**PROBLEM TO SOLVE**
Collect each line containing "page".

--- Begin TASK INPUT ---

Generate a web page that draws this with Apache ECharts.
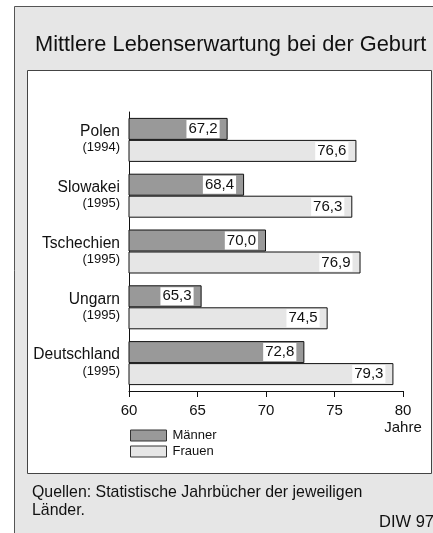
<!DOCTYPE html>
<html>
<head>
<meta charset="utf-8">
<script src="https://cdn.jsdelivr.net/npm/echarts@6/dist/echarts.min.js"></script>
<style>html,body{margin:0;padding:0;background:#fff;}#c{width:433px;height:533px;}</style>
</head>
<body>
<div id="c"></div>
<script>
var countries = ['Polen', 'Slowakei', 'Tschechien', 'Ungarn', 'Deutschland'];
var years = ['(1994)', '(1995)', '(1995)', '(1995)', '(1995)'];
var maenner = [67.2, 68.4, 70.0, 65.3, 72.8];
var frauen = [76.6, 76.3, 76.9, 74.5, 79.3];
var seriesNames = ['Männer', 'Frauen'];
var xTicks = [60, 65, 70, 75, 80];

var FONT = 'Liberation Sans, Arial, sans-serif';
var chart = echarts.init(document.getElementById('c'), null, {renderer: 'canvas'});

function fmt(v) { return v.toFixed(1).replace('.', ','); }

var labelCfg = {
  show: true,
  position: 'insideRight',
  distance: 8,
  formatter: function (p) { return fmt(p.value); },
  color: '#111',
  fontSize: 15,
  fontFamily: FONT,
  backgroundColor: '#fff',
  padding: [2, 2, 1, 2]
};

chart.setOption({
  animation: false,
  backgroundColor: '#fff',
  graphic: [
    {type: 'rect', z: -10, shape: {x: 14.5, y: 6.5, width: 440, height: 540},
     style: {fill: '#e6e6e6', stroke: '#555', lineWidth: 1}},
    {type: 'rect', z: -9, shape: {x: 27.5, y: 70.5, width: 404, height: 403},
     style: {fill: '#fff', stroke: '#444', lineWidth: 1}},
    {type: 'text', left: 35, top: 34, style: {text: 'Mittlere Lebenserwartung bei der Geburt',
     font: '21.8px ' + FONT, fill: '#111'}},
    {type: 'text', left: 32, top: 484, style: {text: 'Quellen: Statistische Jahrbücher der jeweiligen\nLänder.',
     font: '15.9px ' + FONT, fill: '#111', lineHeight: 18}},
    {type: 'text', left: 379, top: 514, style: {text: 'DIW 97',
     font: '16.5px ' + FONT, fill: '#111'}}
  ],
  legend: {
    orient: 'vertical',
    left: 125,
    top: 424,
    itemWidth: 36,
    itemHeight: 11,
    itemGap: 3,
    icon: 'rect',
    data: seriesNames,
    itemStyle: {borderWidth: 1, borderColor: '#333'},
    textStyle: {fontSize: 13, fontFamily: FONT, color: '#111', padding: [0, 0, 0, 1]}
  },
  grid: {left: 129, top: 112, right: 30, bottom: 142, containLabel: false},
  xAxis: {
    type: 'value',
    min: 60, max: 80, interval: 5,
    axisLine: {show: true, lineStyle: {color: '#111', width: 1}},
    axisTick: {show: true, inside: false, length: 6, lineStyle: {color: '#111'}},
    splitLine: {show: false},
    axisLabel: {
      margin: 11,
      fontSize: 15, fontFamily: FONT, color: '#111', lineHeight: 17,
      formatter: function (v) { return v === 80 ? '80\nJahre' : String(v); },
      customValues: xTicks
    }
  },
  yAxis: {
    type: 'category',
    inverse: true,
    data: countries,
    axisLine: {show: true, lineStyle: {color: '#111', width: 1}},
    axisTick: {show: false},
    axisLabel: {
      margin: 9,
      align: 'right',
      formatter: function (v, i) { return '{a|' + v + '}\n{b|' + years[i] + '}'; },
      rich: {
        a: {fontSize: 15.6, fontFamily: FONT, color: '#111', lineHeight: 16, align: 'right'},
        b: {fontSize: 13, fontFamily: FONT, color: '#111', lineHeight: 16, align: 'right'}
      }
    }
  },
  series: [
    {
      name: seriesNames[0], type: 'bar', data: maenner,
      barWidth: 22, barGap: '0%',
      itemStyle: {color: '#999999', borderColor: '#111', borderWidth: 1},
      label: labelCfg
    },
    {
      name: seriesNames[1], type: 'bar', data: frauen,
      barWidth: 22, barGap: '0%',
      itemStyle: {color: '#e6e6e6', borderColor: '#111', borderWidth: 1},
      label: labelCfg
    }
  ]
});
</script>
</body>
</html>
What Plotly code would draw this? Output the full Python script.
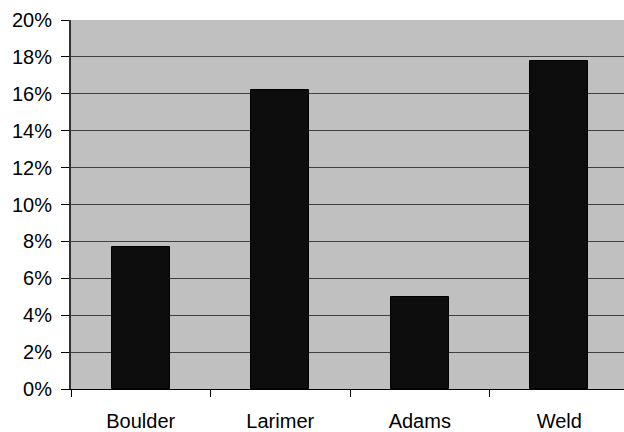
import plotly.graph_objects as go

# County shares (percent)
counties = ["Boulder", "Larimer", "Adams", "Weld"]
shares = [7.7, 16.2, 5.0, 17.8]
y_ticks = [0, 2, 4, 6, 8, 10, 12, 14, 16, 18, 20]
y_labels = [f"{v}%" for v in y_ticks]

font = dict(family="Liberation Sans, Arial, sans-serif", size=20, color="#000000")

fig = go.Figure(
    go.Bar(
        x=counties,
        y=shares,
        width=0.416,
        marker=dict(color="#0d0d0d", line=dict(color="#000000", width=1)),
    )
)

fig.update_layout(
    width=624,
    height=432,
    margin=dict(l=71, r=0, t=20, b=43),
    paper_bgcolor="#ffffff",
    plot_bgcolor="#c0c0c0",
    font=font,
    showlegend=False,
    bargap=0,
)

fig.update_xaxes(
    type="category",
    range=[-0.5, 3.464],
    tickson="boundaries",
    ticks="outside",
    ticklen=7,
    tickcolor="#000000",
    showline=True,
    linecolor="#000000",
    linewidth=1,
    showgrid=False,
    tickfont=font,
    ticklabelstandoff=14,
)

fig.update_yaxes(
    range=[0, 20],
    tickvals=y_ticks,
    ticktext=y_labels,
    ticks="outside",
    ticklen=8,
    tickcolor="#000000",
    showline=True,
    linecolor="#333333",
    linewidth=2,
    showgrid=True,
    gridcolor="#404040",
    gridwidth=1,
    zeroline=False,
    tickfont=font,
    ticklabelstandoff=5,
)

fig.write_html("out.html")
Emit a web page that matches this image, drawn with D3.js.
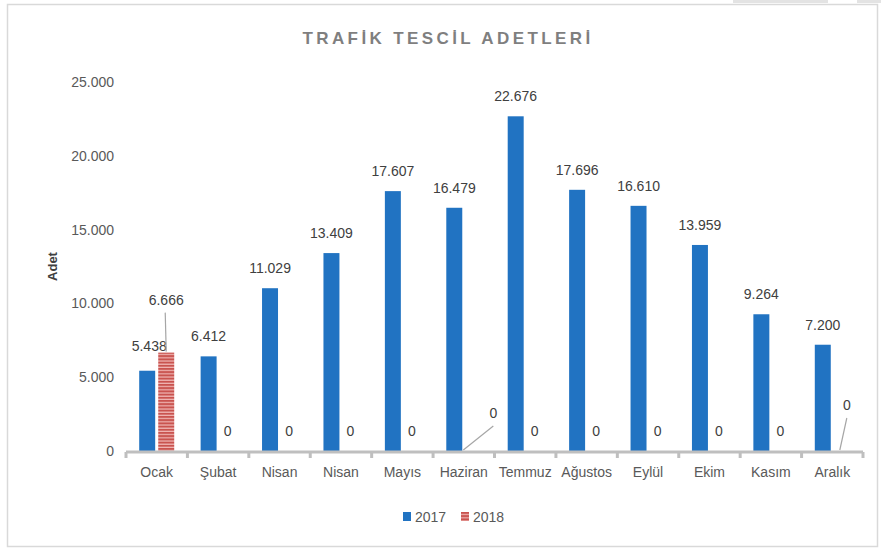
<!DOCTYPE html>
<html><head><meta charset="utf-8">
<script src="https://cdn.jsdelivr.net/npm/d3@7"></script>
<style>
body{margin:0;background:#fff;}
text{font-family:"Liberation Sans",Arial,sans-serif;}
</style></head>
<body><svg id="c" width="881" height="550"></svg>
<script>
const categories = ["Ocak","Şubat","Nisan","Nisan","Mayıs","Haziran","Temmuz","Ağustos","Eylül","Ekim","Kasım","Aralık"];
const series = ["2017","2018"];
const values2017 = [5438,6412,11029,13409,17607,16479,22676,17696,16610,13959,9264,7200];
const values2018 = [6666,0,0,0,0,0,0,0,0,0,0,0];
const yTicks = [0,5000,10000,15000,20000,25000];
const title = "TRAFİK TESCİL ADETLERİ";
const yTitle = "Adet";

const svg = d3.select("#c");
svg.append("rect").attr("x",733).attr("y",0).attr("width",95).attr("height",3).attr("fill","#e3e3e3");
svg.append("rect").attr("x",857).attr("y",0).attr("width",24).attr("height",3).attr("fill","#e3e3e3");
svg.append("rect").attr("x",7.5).attr("y",4.5).attr("width",870).attr("height",542).attr("fill","#fff").attr("stroke","#d9d9d9").attr("stroke-width",1.5);

const defs = svg.append("defs");
const pat = defs.append("pattern").attr("id","stripes").attr("patternUnits","userSpaceOnUse").attr("width",4).attr("height",3.2);
pat.append("rect").attr("width",4).attr("height",3.2).attr("fill","#f0b8b6");
pat.append("rect").attr("width",4).attr("height",2).attr("fill","#c9534f");

const pLeft=126, pRight=863, pTop=82, pBottom=451;
const x0 = d3.scaleBand().domain(d3.range(categories.length)).range([pLeft,pRight]).padding(0);
const gw = x0.bandwidth();
const x1 = d3.scaleBand().domain(series).range([gw*0.215, gw*0.785]).paddingInner(0.16);
const y = d3.scaleLinear().domain([0,25000]).range([pBottom,pTop]);

svg.append("text").attr("x",448).attr("y",44).attr("text-anchor","middle")
  .attr("font-size",17).attr("font-weight","bold").attr("fill","#7f7f7f").attr("letter-spacing",3.4).text(title);

const ya = svg.append("g").attr("transform",`translate(${pLeft-12},0)`)
  .call(d3.axisLeft(y).tickValues(yTicks).tickSize(0).tickPadding(0).tickFormat(d=>d3.format(",")(d).replace(/,/g,".")));
ya.select(".domain").remove();
ya.selectAll("text").attr("font-size",14).attr("fill","#595959").attr("font-family","Liberation Sans, Arial, sans-serif");

svg.append("text").attr("transform",`translate(57,${(pTop+pBottom)/2}) rotate(-90)`).attr("text-anchor","middle")
  .attr("font-size",13).attr("font-weight","bold").attr("fill","#404040").text(yTitle);

const data = categories.map((c,i)=>({i, c, v:[values2017[i], values2018[i]]}));

const g = svg.selectAll("g.grp").data(data).enter().append("g").attr("class","grp").attr("transform",d=>`translate(${x0(d.i)},0)`);
g.append("rect").attr("x",x1("2017")).attr("width",x1.bandwidth())
  .attr("y",d=>y(d.v[0])).attr("height",d=>pBottom-y(d.v[0])).attr("fill","#2173c2");
g.append("rect").attr("x",x1("2018")).attr("width",x1.bandwidth())
  .attr("y",d=>y(d.v[1])).attr("height",d=>pBottom-y(d.v[1])).attr("fill","url(#stripes)");

const xa = svg.append("g").attr("transform",`translate(0,${pBottom+1})`);
xa.append("line").attr("x1",pLeft).attr("x2",pRight).attr("stroke","#bfbfbf").attr("stroke-width",3);
xa.selectAll("line.t").data(d3.range(categories.length+1)).enter().append("line").attr("class","t")
  .attr("x1",i=>i<categories.length?x0(i):pRight).attr("x2",i=>i<categories.length?x0(i):pRight)
  .attr("y1",0).attr("y2",6).attr("stroke","#bfbfbf").attr("stroke-width",3);
xa.selectAll("text").data(data).enter().append("text")
  .attr("x",d=>x0(d.i)+gw/2).attr("y",25).attr("text-anchor","middle")
  .attr("font-size",14).attr("fill","#595959").text(d=>d.c);

const fmt = v=>d3.format(",")(v).replace(/,/g,".");
const lab = {0:{dx:2,dy:-5}};
g.append("text").attr("x",d=>x1("2017")+x1.bandwidth()/2+(lab[d.i]?lab[d.i].dx:0))
  .attr("y",d=>y(d.v[0])-15+(lab[d.i]?lab[d.i].dy:0)).attr("text-anchor","middle")
  .attr("font-size",14).attr("fill","#404040").text(d=>fmt(d.v[0]));
const lab2 = {0:{dx:0,dy:-30,lead:true}, 5:{dx:20,dy:-15,lead:true}, 11:{dx:5,dy:-23,lead:true}};
g.each(function(d){
  const gg = d3.select(this);
  const cx = x1("2018")+x1.bandwidth()/2;
  const base = y(d.v[1]);
  const o = lab2[d.i]||{dx:0,dy:0};
  const tx = cx+o.dx, ty = base-15+o.dy;
  if(o.lead){
    gg.append("line").attr("x1",d.i===0?cx:cx-(d.i===5?10:2)).attr("y1",base-1)
      .attr("x2",tx-(d.i===0?1:0)).attr("y2",ty+5).attr("stroke","#a6a6a6").attr("stroke-width",1.2);
  }
  gg.append("text").attr("x",tx).attr("y",ty-(o.lead?3:0)).attr("text-anchor","middle")
    .attr("font-size",14).attr("fill","#404040").text(fmt(d.v[1]));
});

const lg = svg.append("g").attr("transform","translate(403,512)");
lg.append("rect").attr("width",8).attr("height",9).attr("fill","#2173c2");
lg.append("text").attr("x",12).attr("y",10).attr("font-size",14).attr("fill","#595959").text(series[0]);
lg.append("rect").attr("x",58).attr("width",8).attr("height",9).attr("fill","url(#stripes)");
lg.append("text").attr("x",70).attr("y",10).attr("font-size",14).attr("fill","#595959").text(series[1]);
</script></body></html>
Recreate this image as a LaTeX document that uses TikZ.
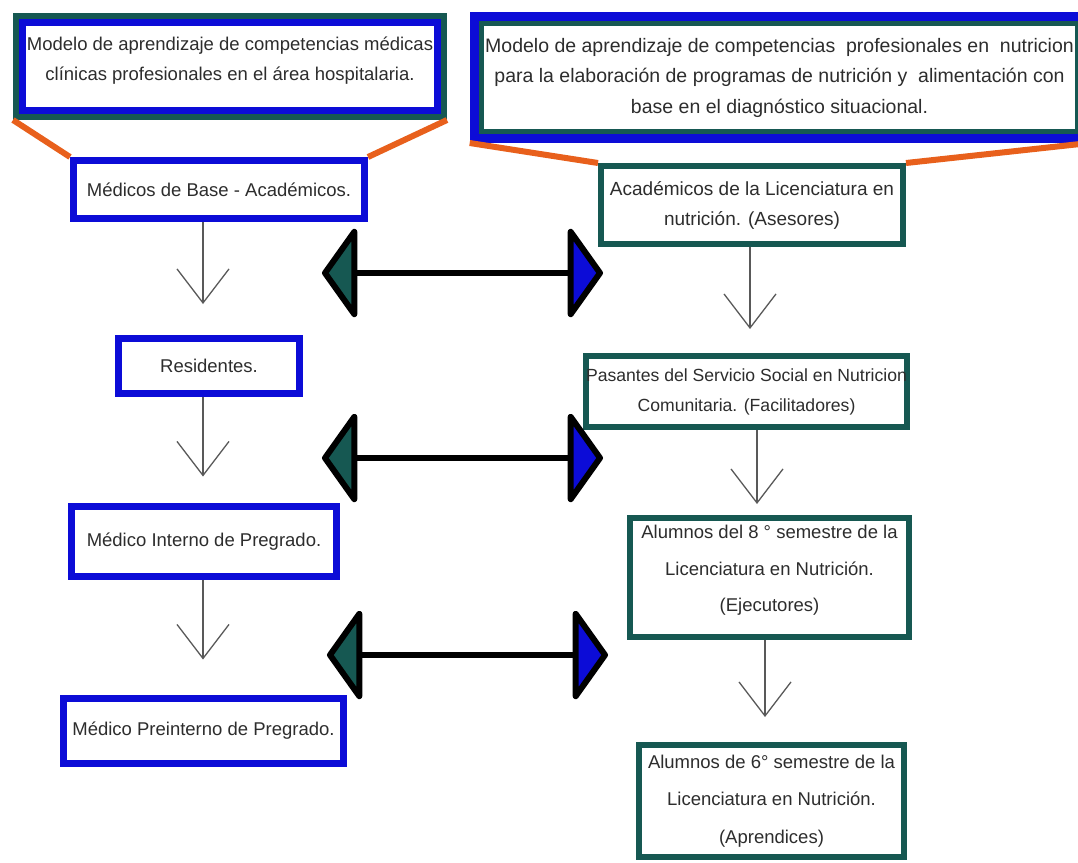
\documentclass[tikz,border=0pt]{standalone}
\usepackage{fontspec}
\setmainfont{Liberation Sans}
\usetikzlibrary{arrows.meta}

\definecolor{azul}{RGB}{12,12,215}
\definecolor{verde}{RGB}{22,88,82}
\definecolor{naranja}{RGB}{232,96,28}
\definecolor{texto}{RGB}{45,45,45}

\tikzset{
  caja/.style={fill=white, inner xsep=4pt, inner ysep=0pt, align=center, text=texto,
    font=\fontsize{18.5}{30}\selectfont},
  cajaazul/.style={caja, draw=azul, line width=7pt},
  cajaverde/.style={caja, draw=verde, line width=6pt},
  tituloA/.style={caja, draw=azul, line width=7pt, preaction={draw=verde, line width=19pt},
    outer sep=9.5pt},
  tituloB/.style={caja, draw=verde, line width=5pt, preaction={draw=azul, line width=23pt},
    outer sep=11.5pt},
  flecha/.style={draw=black!65, line width=1.3pt, -{Straight Barb[length=34pt,width=52pt]}},
  enlace/.style={line width=6pt,
    {Triangle[fill=verde,length=36pt,width=100pt,round]}-{Triangle[fill=azul,length=36pt,width=100pt,round]}},
  union/.style={draw=naranja, line width=6pt},
}

\begin{document}
\begin{tikzpicture}[x=1pt,y=-1pt]
    \useasboundingbox (0,0) rectangle (1078,862);

    % columna izquierda
    \node[tituloA, minimum width=415pt, minimum height=88pt, text depth=15pt] (modeloMed) at (230,66.5)
        {Modelo de aprendizaje de competencias médicas\\clínicas profesionales en el área hospitalaria.};
    \node[cajaazul, minimum width=291pt, minimum height=58pt] (medicos) at (219,189.5)
        {Médicos de Base - Académicos.};
    \node[cajaazul, minimum width=181pt, minimum height=55pt] (residentes) at (209,366)
        {Residentes.};
    \node[cajaazul, minimum width=265pt, minimum height=70pt] (interno) at (204,541.5)
        {Médico Interno de Pregrado.};
    \node[cajaazul, minimum width=280pt, minimum height=65pt, inner xsep=1pt] (preinterno) at (203.5,731)
        {Médico Preinterno de Pregrado.};

    % columna derecha
    \node[tituloB, minimum width=568pt, minimum height=108pt, font=\fontsize{19.5}{30.5}\selectfont] (modeloNut) at (779.5,77.5)
        {Modelo de aprendizaje de competencias\ \ profesionales en\ \ nutricion\\
         para la elaboración de programas de nutrición y\ \ alimentación con\\
         base en el diagnóstico situacional.};
    \node[cajaverde, minimum width=302pt, minimum height=78pt, font=\fontsize{19}{30}\selectfont] (academicos) at (752,205)
        {Académicos de la Licenciatura en\\nutrición. (Asesores)};
    \node[cajaverde, minimum width=317pt, minimum height=71pt, inner xsep=0pt, font=\fontsize{17.6}{30}\selectfont] (pasantes) at (746.5,391.5)
        {Pasantes del Servicio Social en Nutricion\\Comunitaria. (Facilitadores)};
    \node[cajaverde, minimum width=279pt, minimum height=119pt, text depth=18pt, font=\fontsize{18.5}{36.5}\selectfont] (alumnos8) at (769.5,577.5)
        {Alumnos del 8 ° semestre de la\\Licenciatura en Nutrición.\\(Ejecutores)};
    \node[cajaverde, minimum width=265pt, minimum height=112pt, font=\fontsize{18.5}{37.5}\selectfont] (alumnos6) at (771.5,801)
        {Alumnos de 6° semestre de la\\Licenciatura en Nutrición.\\(Aprendices)};

    % uniones naranjas
    \draw[union] (modeloMed.south west) -- (medicos.north west);
    \draw[union] (modeloMed.south east) -- (medicos.north east);
    \draw[union] (modeloNut.south west) -- (academicos.north west);
    \draw[union] (modeloNut.south east) -- (academicos.north east);

    % flechas verticales
    \coordinate (ejeI) at (203,0);
    \draw[flecha, shorten >=31pt] (medicos.south -| ejeI) -- (residentes.north -| ejeI);
    \draw[flecha, shorten >=26.5pt] (residentes.south -| ejeI) -- (interno.north -| ejeI);
    \draw[flecha, shorten >=35.5pt] (interno.south -| ejeI) -- (preinterno.north -| ejeI);
    \draw[flecha, shorten >=24pt] ([xshift=-2pt]academicos.south) -- ([xshift=-2pt]academicos.south |- pasantes.north);
    \draw[flecha, shorten >=11pt] ([xshift=10.5pt]pasantes.south) -- ([xshift=10.5pt]pasantes.south |- alumnos8.north);
    \draw[flecha, shorten >=25pt] ([xshift=-4.5pt]alumnos8.south) -- ([xshift=-4.5pt]alumnos8.south |- alumnos6.north);

    % flechas dobles
    \foreach \n/\y/\xa/\xb in {1/273/322/603, 2/458/322/603, 3/655/327/608}{
        \coordinate (izq\n) at (\xa,\y);
        \coordinate (der\n) at (\xb,\y);
        \draw[enlace] (izq\n) -- (der\n);
    }
\end{tikzpicture}
\end{document}
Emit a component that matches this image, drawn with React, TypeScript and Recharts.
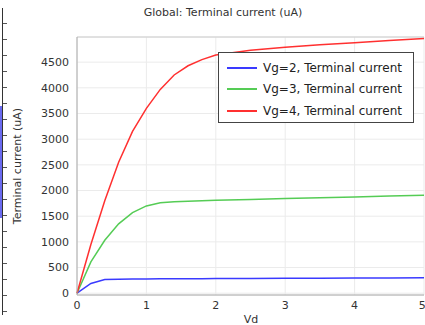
import React from 'react';
import { LineChart, Line, XAxis, YAxis, CartesianGrid, Legend, ReferenceLine } from 'recharts';

const vd = [0, 0.2, 0.4, 0.6, 0.8, 1.0, 1.2, 1.4, 1.6, 1.8, 2.0, 2.5, 3.0, 3.5, 4.0, 4.5, 5.0];
const vg2 = [0, 190, 265, 274, 277, 279, 280, 281, 282, 283, 284, 286, 289, 292, 295, 298, 300];
const vg3 = [0, 610, 1030, 1350, 1570, 1700, 1760, 1780, 1790, 1800, 1808, 1825, 1845, 1860, 1875, 1893, 1910];
const vg4 = [0, 950, 1800, 2550, 3150, 3600, 3970, 4250, 4430, 4550, 4640, 4730, 4790, 4840, 4880, 4920, 4960];

const xTicks = [0, 1, 2, 3, 4, 5];
const yTicks = [0, 500, 1000, 1500, 2000, 2500, 3000, 3500, 4000, 4500];
const yMax = 4990;

const seriesNames = ['Vg=2, Terminal current', 'Vg=3, Terminal current', 'Vg=4, Terminal current'];
const seriesColors = ['#3a3aff', '#55cc55', '#ff3030'];

const data = vd.map((v, i) => ({ vd: v, vg2: vg2[i], vg3: vg3[i], vg4: vg4[i] }));

const font = '"DejaVu Sans", sans-serif';

const LegendBox = () => (
    <div style={{
        border: '1.5px solid #444',
        background: '#fff',
        width: 196,
        height: 71,
        boxSizing: 'border-box',
        padding: '4px 0 0 8px',
        fontFamily: font,
        fontSize: 12,
        color: '#222'
    }}>
        {seriesNames.map((name, i) => (
            <div key={name} style={{ display: 'flex', alignItems: 'center', height: 21.5 }}>
                <span style={{ display: 'inline-block', width: 30, height: 0, borderTop: `2px solid ${seriesColors[i]}`, marginRight: 6 }} />
                <span>{name}</span>
            </div>
        ))}
    </div>
);

export default function App() {
    return (
        <div style={{ position: 'absolute', left: 0, top: 0, width: 425, height: 325, overflow: 'hidden', background: '#fff' }}>
            {/* cropped edge of the neighbouring figure */}
            <div style={{ position: 'absolute', left: 2, top: 8, width: 1, height: 307, background: '#333' }} />
            <div style={{
                position: 'absolute', left: 3, top: 8, width: 4, height: 307,
                backgroundImage: 'repeating-linear-gradient(to bottom, transparent 0, transparent 15px, #555 15px, #555 16px)'
            }} />
            <div style={{ position: 'absolute', left: 0, top: 106, width: 2, height: 112, background: '#6a6af0' }} />

            <div style={{ position: 'absolute', left: 0, width: 446, top: 6, textAlign: 'center', fontFamily: font, fontSize: 11, color: '#333' }}>
                Global: Terminal current (uA)
            </div>
            <div style={{
                position: 'absolute', left: 17, top: 166, transform: 'translate(-50%, -50%) rotate(-90deg)',
                whiteSpace: 'nowrap', fontFamily: font, fontSize: 11, color: '#333'
            }}>
                Terminal current (uA)
            </div>
            <div style={{ position: 'absolute', left: 251, top: 319, transform: 'translate(-50%, -50%)', fontFamily: font, fontSize: 11, color: '#333' }}>
                Vd
            </div>

            <LineChart
                width={425}
                height={325}
                data={data}
                margin={{ top: 37, right: 1, left: 0, bottom: 0 }}
                style={{ fontFamily: font }}
            >
                <CartesianGrid stroke="#ebebeb" strokeWidth={1} />
                <XAxis
                    dataKey="vd"
                    type="number"
                    domain={[0, 5]}
                    ticks={xTicks}
                    height={30}
                    tickLine={false}
                    tickSize={4}
                    tickMargin={2}
                    stroke="#aaa"
                    tick={{ fill: '#333', fontSize: 11 }}
                />
                <YAxis
                    type="number"
                    domain={[-35, yMax]}
                    ticks={yTicks}
                    width={77}
                    tickLine={false}
                    stroke="#aaa"
                    tick={{ fill: '#333', fontSize: 11 }}
                />
                <ReferenceLine y={yMax} stroke="#cccccc" strokeWidth={1} />
                <Legend
                    layout="vertical"
                    align="center"
                    verticalAlign="middle"
                    content={<LegendBox />}
                    wrapperStyle={{ left: 218, top: 52, width: 196, height: 71 }}
                />
                <Line dataKey="vg2" name={seriesNames[0]} stroke={seriesColors[0]} strokeWidth={1.5} dot={false} isAnimationActive={false} />
                <Line dataKey="vg3" name={seriesNames[1]} stroke={seriesColors[1]} strokeWidth={1.5} dot={false} isAnimationActive={false} />
                <Line dataKey="vg4" name={seriesNames[2]} stroke={seriesColors[2]} strokeWidth={1.5} dot={false} isAnimationActive={false} />
            </LineChart>
        </div>
    );
}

--- End TASK INPUT ---

**FULL RESPONSE**
Generate a web page that draws this with Apache ECharts.
Emit a web page that matches this image, drawn with D3.js.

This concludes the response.